Enzo
- Blanc Lapin
- 22 juin
- 2 min de lecture
De Laurent Cantet, Robin Campillo

Enzo, 16 ans, est apprenti maçon à La Ciotat. Pressé par son père qui le voyait faire des études supérieures, le jeune homme cherche à échapper au cadre confortable mais étouffant de la villa familiale. C’est sur les chantiers, au contact de Vlad, un collègue ukrainien, qu’Enzo va entrevoir un nouvel horizon.
Enzo n’est pas seulement un film sur l’adolescence : c’est un adieu pudique, vibrant, d’un grand cinéaste à son œuvre et à son époque. Dernier scénario écrit par Laurent Cantet avant sa disparition en avril 2024, ce projet posthume a été porté à l’écran par Robin Campillo (120 battements par minute), son ami de toujours. Ce passage de relais donne naissance à un film d’une grande sensibilité, à la fois charnel, politique et profondément contemporain.
Le récit suit Enzo, un adolescent en rupture douce, dont l’insoumission silencieuse se heurte aux attentes d’un monde adulte figé dans ses certitudes. Ni révolté, ni soumis, Enzo cherche sa place dans une société qui ne lui offre que des contradictions. Il observe, résiste par le retrait, tente de comprendre. Cette manière de scruter un être en formation, pris entre le désir et le doute, fait écho à l’ensemble de la filmographie de Laurent Cantet.
Du jeune homme en crise dans Ressources humaines (1999) au cadre mensonger de L’Emploi du temps (2001), en passant par les adolescentes insoumises de Foxfire ou les lycéens d’Entre les murs (Palme d’or 2008), Cantet a toujours filmé les individus dans leur tension avec le collectif, dans les interstices entre intime et social. Enzo s’inscrit dans cette lignée, mais en adopte ici une forme plus flottante, presque impressionniste, où le silence dit autant que les mots.
Campillo apporte à ce dernier opus une touche plus sensuelle, plus contemplative : la lumière solaire, les gestes furtifs, les corps filmés avec délicatesse renforcent l’émotion à fleur de peau.
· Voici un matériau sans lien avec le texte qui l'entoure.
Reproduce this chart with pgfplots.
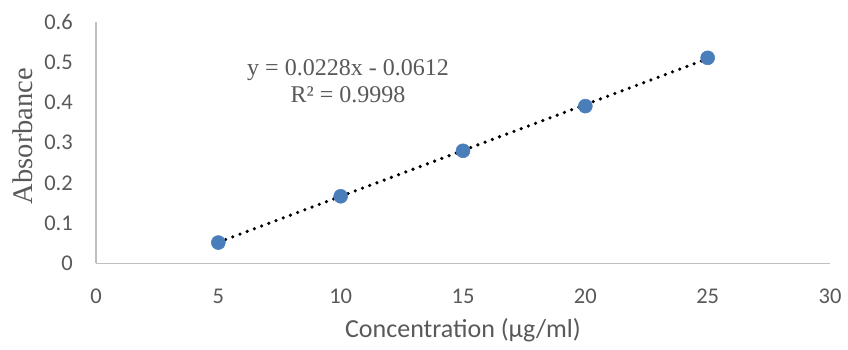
\documentclass[border=0pt]{standalone}
\usepackage{fontspec}
\setmainfont{Liberation Serif}
\newfontfamily\carlito{Carlito}
\usepackage{pgfplots}
\pgfplotsset{compat=1.18}
\definecolor{ptblue}{RGB}{74,126,187}
\definecolor{txtgray}{RGB}{89,89,89}
\definecolor{axgray}{RGB}{191,191,191}
\begin{document}
\begin{tikzpicture}[x=1pt,y=1pt]
\useasboundingbox (-96,-86.5) rectangle (752,263.5);
\begin{axis}[
  at={(0,0)}, anchor=south west,
  scale only axis, width=734pt, height=241.5pt,
  xmin=0,xmax=30,ymin=0,ymax=0.6,
  xtick={0,5,10,15,20,25,30}, ytick={0,0.1,0.2,0.3,0.4,0.5,0.6},
  axis x line*=bottom, axis y line*=left,
  axis line style={-, draw=axgray, line width=1.3pt},
  major tick length=0pt,
  tick style={draw=none},
  /pgf/number format/assume math mode=true,
  tick label style={font=\carlito\fontsize{22.5}{27}\selectfont, text=txtgray, inner sep=0pt},
  xticklabel style={anchor=center, yshift=-33pt},
  yticklabel style={anchor=east, xshift=-23pt, /pgf/number format/fixed, /pgf/number format/precision=1},
  xlabel={Concentration (μg/ml)},
  ylabel={Absorbance},
  xlabel style={font=\carlito\fontsize{26}{30}\selectfont, text=txtgray, at={(axis description cs:0.5,0)}, anchor=center, yshift=-66.5pt},
  ylabel style={font=\fontsize{28.5}{32}\selectfont, text=txtgray, at={(axis description cs:-0.0995,0.528)}, anchor=center, inner sep=0pt},
  clip=false,
]
\addplot[only marks, mark=*, mark size=7pt, color=ptblue, mark options={draw=ptblue, fill=ptblue, line width=0.5pt}] coordinates {
  (5,0.052) (10,0.167) (15,0.280) (20,0.391) (25,0.511)
};
\addplot[black, line width=3.6pt, line cap=round, dash pattern=on 0pt off 7.7pt] coordinates {
  (5,0.0528) (25,0.5088)
};
\node[anchor=base, text=txtgray, font=\fontsize{24}{28}\selectfont, inner sep=0pt] at (axis cs:10.30,0.4683) {y = 0.0228x - 0.0612};
\node[anchor=base, text=txtgray, font=\fontsize{24}{28}\selectfont, inner sep=0pt] at (axis cs:10.30,0.3988) {R² = 0.9998};
\end{axis}
\end{tikzpicture}
\end{document}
La caméra prend son temps, les scènes s’étirent, parfois en apparence anodines, mais toujours habitées par une gravité souterraine. La guerre (celle en Ukraine), le monde du travail, l’indifférence de la bourgeoisie "progressiste" : tout est là, en arrière-plan, diffus, jamais démonstratif.
Ce qui bouleverse dans Enzo, c’est cette façon d’avancer par éclats, d’oser l’inachèvement, comme si le film lui-même cherchait sa trajectoire, à l’image de son héros. Porté par des comédiens amateurs d’une justesse saisissante, et en particulier par un jeune premier dont le mutisme contient tout un monde, le film refuse les grandes leçons, les effets faciles, pour mieux laisser place à l’incertitude, à la fragilité.
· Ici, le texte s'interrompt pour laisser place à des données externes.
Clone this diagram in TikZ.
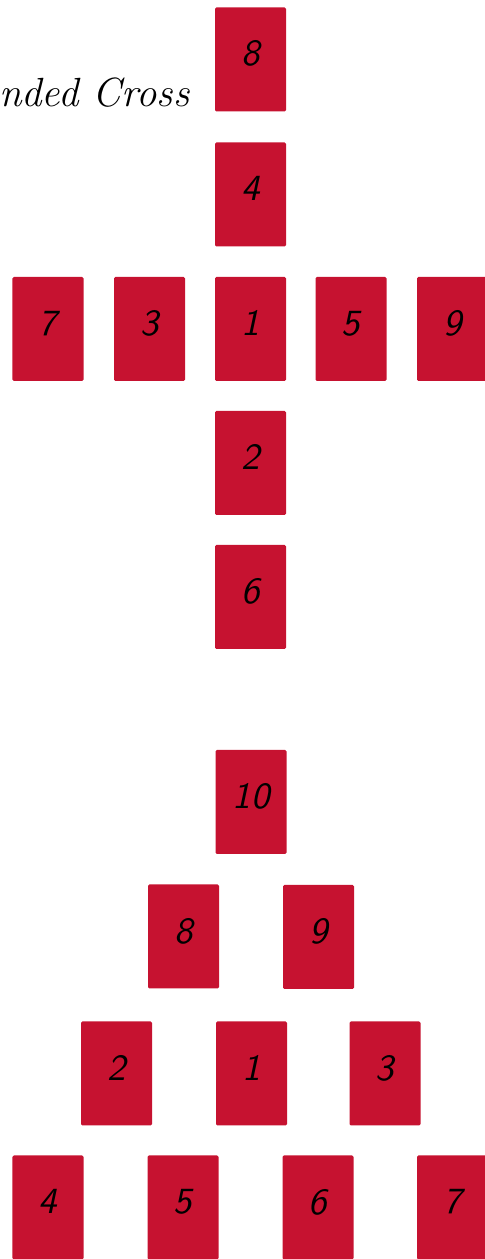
\documentclass[tikz,border=0pt]{standalone}
\usepackage{tikz}
\usetikzlibrary{positioning}
\definecolor{cardred}{RGB}{198,18,48}

\begin{document}
\begin{tikzpicture}[
    card/.style={fill=cardred, rounded corners=0.4pt, inner sep=0pt,
      minimum width=0.71cm, minimum height=1.04cm, text depth=1.2mm,
      font=\fontsize{10.5}{12}\selectfont\sffamily\itshape}]

  \useasboundingbox (0,0) rectangle (4.84,12.59);

  %% ── Heading (cut at the left edge) ──────────────────────────────
  \node[anchor=base east, inner sep=0pt, font=\fontsize{11.6}{13}\selectfont\itshape]
    (heading) at (1.90,11.52) {nded Cross};

  %% ── Extended cross ──────────────────────────────────────────────
  \node[card] (x8) at (2.505,11.995) {8};
  \node[card] (x4) at (2.505,10.645) {4};
  \foreach \n/\x in {7/0.48, 3/1.495, 1/2.505, 5/3.51, 9/4.525}{
    \node[card] (x\n) at (\x,9.30) {\n};
  }
  \node[card] (x2) at (2.505,7.96) {2};
  \node[card] (x6) at (2.505,6.62) {6};

  %% ── Pyramid ─────────────────────────────────────────────────────
  \node[card] (p10) at (2.51,4.57) {10};

  \node[card] (p8) at (1.835,3.225) {8};
  \node[card] (p9) at (3.185,3.22) {9};

  \node[card] (p2) at (1.165,1.855) {2};
  \node[card] (p1) at (2.515,1.855) {1};
  \node[card] (p3) at (3.85,1.855) {3};

  \foreach \n/\x in {4/0.48, 5/1.83, 6/3.18, 7/4.525}{
    \node[card] (p\n) at (\x,0.515) {\n};
  }

\end{tikzpicture}
\end{document}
Enzo est une œuvre qui interroge ce que veut dire "transmettre" : un savoir, une mémoire, une colère, une manière d’habiter le monde. En cela, c’est un film-testament sans solennité, un geste de cinéma modeste et bouleversant, qui mêle l’ombre d’un grand réalisateur disparu à la lumière d’une jeunesse qui avance à tâtons. Campillo et Cantet signent ensemble un film suspendu, inquiet, lumineux et endeuillé, qui regarde l’avenir sans naïveté, mais avec une infinie tendresse.